You’re Gonna Need a Warrant for That….
On June 22, 2018, in Carpenter v. United States, the United States Supreme Court decided that the federal government would need a warrant in order to obtain historical location data from cellular service providers, based on cell tower “pings.” (“Pings” are more formally referred to as cell-site location information or “CLSI.”) As explained in more detail below, the issue at the center of the controversy in the Carpenter case was whether an individual’s personal location (as reflected in the CLSI) was private information protected by the Fourth Amendment, or whether any expectation of privacy was revoked because the location information was shared with the cell service provider when the individual’s cell phone accessed different cell towers. This decision was by a divided court (5-4), with four separate dissenting opinions (in other words, the Court had a lot to say on this).

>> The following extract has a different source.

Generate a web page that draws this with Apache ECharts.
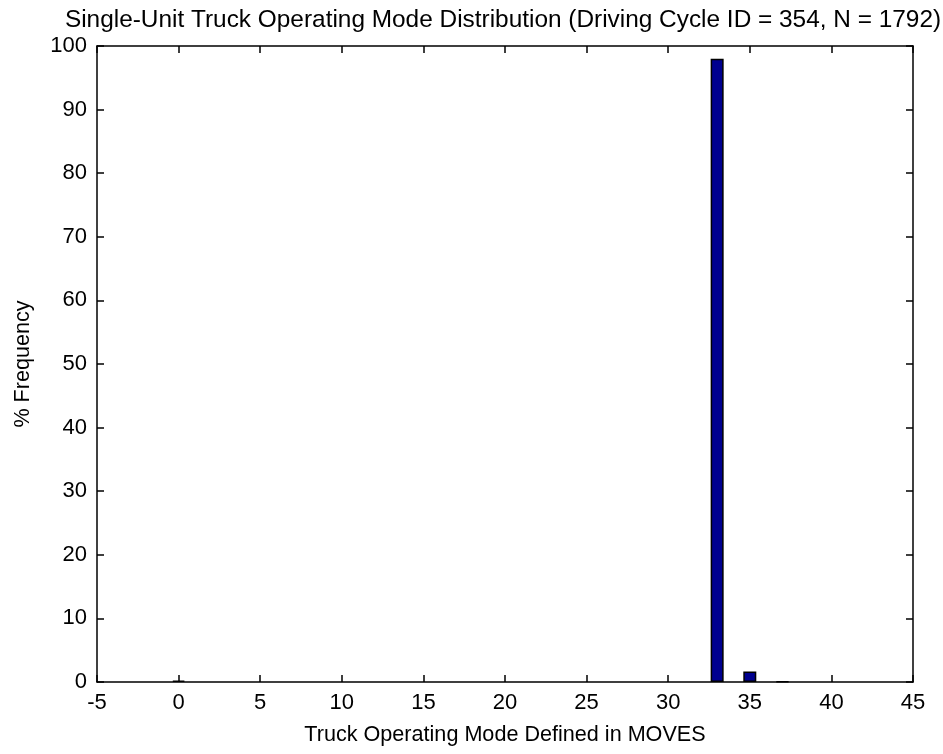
<!DOCTYPE html>
<html><head><meta charset="utf-8">
<script src="https://cdn.jsdelivr.net/npm/echarts@6/dist/echarts.min.js"></script>
<style>html,body{margin:0;padding:0;background:#fff}#c{width:943px;height:754px}</style>
</head><body><div id="c"></div>
<script>
const modes = [0, 33, 35, 37];
const freqPct = [0.22, 98.0, 1.67, 0.11];
const titleText = 'Single-Unit Truck Operating Mode Distribution (Driving Cycle ID = 354, N = 1792)';
const xLabel = 'Truck Operating Mode Defined in MOVES';
const yLabel = '% Frequency';

const FONT = 'Liberation Sans, Arial, sans-serif';
const FS = 22;
const chart = echarts.init(document.getElementById('c'), null, {renderer: 'canvas'});
const axisLine = {show: true, onZero: false, lineStyle: {color: '#000', width: 1.5}};
const tick = {show: true, inside: true, length: 7, lineStyle: {color: '#000', width: 1.5}};
chart.setOption({
  animation: false,
  backgroundColor: '#fff',
  title: {
    text: titleText, left: 503, top: 8, textAlign: 'center', padding: 0,
    textStyle: {fontFamily: FONT, fontSize: 24.4, fontWeight: 'normal', color: '#000'}
  },
  grid: {left: 97, right: 30, top: 46, bottom: 72, containLabel: false},
  xAxis: [{
    type: 'value', min: -5, max: 45, interval: 5, position: 'bottom',
    name: xLabel, nameLocation: 'middle', nameGap: 42,
    nameTextStyle: {fontFamily: FONT, fontSize: 21.6, color: '#000'},
    axisLine, axisTick: tick, splitLine: {show: false},
    axisLabel: {fontFamily: FONT, fontSize: FS, color: '#000', margin: 10}
  }, {
    type: 'value', min: -5, max: 45, interval: 5, position: 'top',
    axisLine, axisTick: tick, splitLine: {show: false}, axisLabel: {show: false}
  }],
  yAxis: [{
    type: 'value', min: 0, max: 100, interval: 10, position: 'left',
    name: yLabel, nameLocation: 'middle', nameGap: 63,
    nameTextStyle: {fontFamily: FONT, fontSize: 21.6, color: '#000'},
    axisLine, axisTick: tick, splitLine: {show: false},
    axisLabel: {fontFamily: FONT, fontSize: FS, color: '#000', margin: 10}
  }, {
    type: 'value', min: 0, max: 100, interval: 10, position: 'right',
    axisLine, axisTick: tick, splitLine: {show: false}, axisLabel: {show: false}
  }],
  series: [{
    type: 'bar', xAxisIndex: 0, yAxisIndex: 0, barWidth: 13,
    data: modes.map((m, i) => [m, freqPct[i]]),
    itemStyle: {color: '#00008F', borderColor: '#000', borderWidth: 1.5}
  }]
});
</script></body></html>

A bit of background on the laws that were relevant to the Court in the Carpenter case (because the Magic 8 Ball is predicting that as technology continues to be a critical aspect of our personal and business lives, there will continue to be legal activity on the issue of what is private vs. what is shared). The Fourth Amendment of the U.S. Constitutionprovides protections to the people of the United States to “be secure in their persons, houses, papers, and effects, against unreasonable searches and seizures,” and that “no warrants shall issue, but upon probable cause, supported by oath or affirmation, and particularly describing the place to be searched, and the persons or things to be seized.”
The Stored Communications Act (“SCA”) is one of the titles included in the Electronic Communications Privacy Act (“ECPA”). The ECPA (including the SCA) was codified in 1986. At that point in time, most people didn’t own cell phones, and if they did, they didn’t turn them on. (I only carried mine as a potential means of defense, as it was substantial enough to knock out a potential attacker (without the screen breaking).) As the Carpenterdecision notes, however, “[t]here are 396 million cell phone service accounts in the United States – for a Nation of 326 million people.” While the SCA has been amended since 1986, it is difficult for statutory and case law to keep up with the lightning speed of technology.
The SCA makes it unlawful to access or disclose stored electronic communications records, unless the government compels such disclosure as allowed by the statute. Some of the ways the government may compel disclosure include through an issued warrant, an authorized administrative subpoena or a court order that shows “specific and articulable facts” that show the information may be relevant to a criminal investigation. See, 8 USC §2703.
Now on to the facts….the Carpenter case involved a criminal investigation by the FBI into a series of robberies in Detroit, Michigan. Federal judges issued court orders requiring two national cell phone providers to provide CLSI for incoming and outgoing calls, both for the time the call started, and the time the call ended. This CLSI placed Mr. Carpenter near four of the robberies, and he was charged and convicted.
The use of the CLSI in criminal investigations is where you see many of the cases on this type of issue; however, the rights of the government to obtain these records – or other use of the records — could have other implications. For example, this information can be used for other helpful purposes, such as to locate missing children or abducted individuals, or to track and locate terrorism suspects. It has also been used for purposes of tracking the location of individuals in state income tax audits, in order to determine if statutory residency tests have been met (which can impact businesses due to the potential negative impact on C-level employees who reside in a state other than where their principal office is located).
The Supreme Court found that the CLSI information was “intimate” data, which does more than simply show movements, but also shows “’familial, political, professional, religious and sexual associations.’” Moreover, this type of data is more personal than GPS attached to a car, as it travels with the individual and therefore accompanies an individual to the residence, physician’s office, and other “potentially revealing locations.” And, because it is stored for years, it provides a chronicled history of an individual’s actions (unlike a public viewing of someone, which is a one-time event). The Court found this to be significant because courts should consider what kind of information is sought in making a determination whether or not an individual would legitimately expect the information to be private.
This ruling, however, was expressly stated to have narrow application. The Court advised that it did not apply to other types of business records that may “incidentally” include location information, and may not even apply to protect all CLSI. The opinion of the Court noted “[t]he Government will be able to use subpoenas to acquire records in the overwhelming majority of investigations. We hold only that a warrant is required in the rare case where the suspect has a legitimate privacy interest in records held by a third party.”
So, at this point, it seems clear that the FBI cannot access historical, chronicled, CLSI records such as those obtained for Mr. Carpenter, in a criminal investigation, without a warrant. But for all of the other potential uses of this type of data? That Magic 8 Ball is stuck on “Reply Hazy, Try Again.”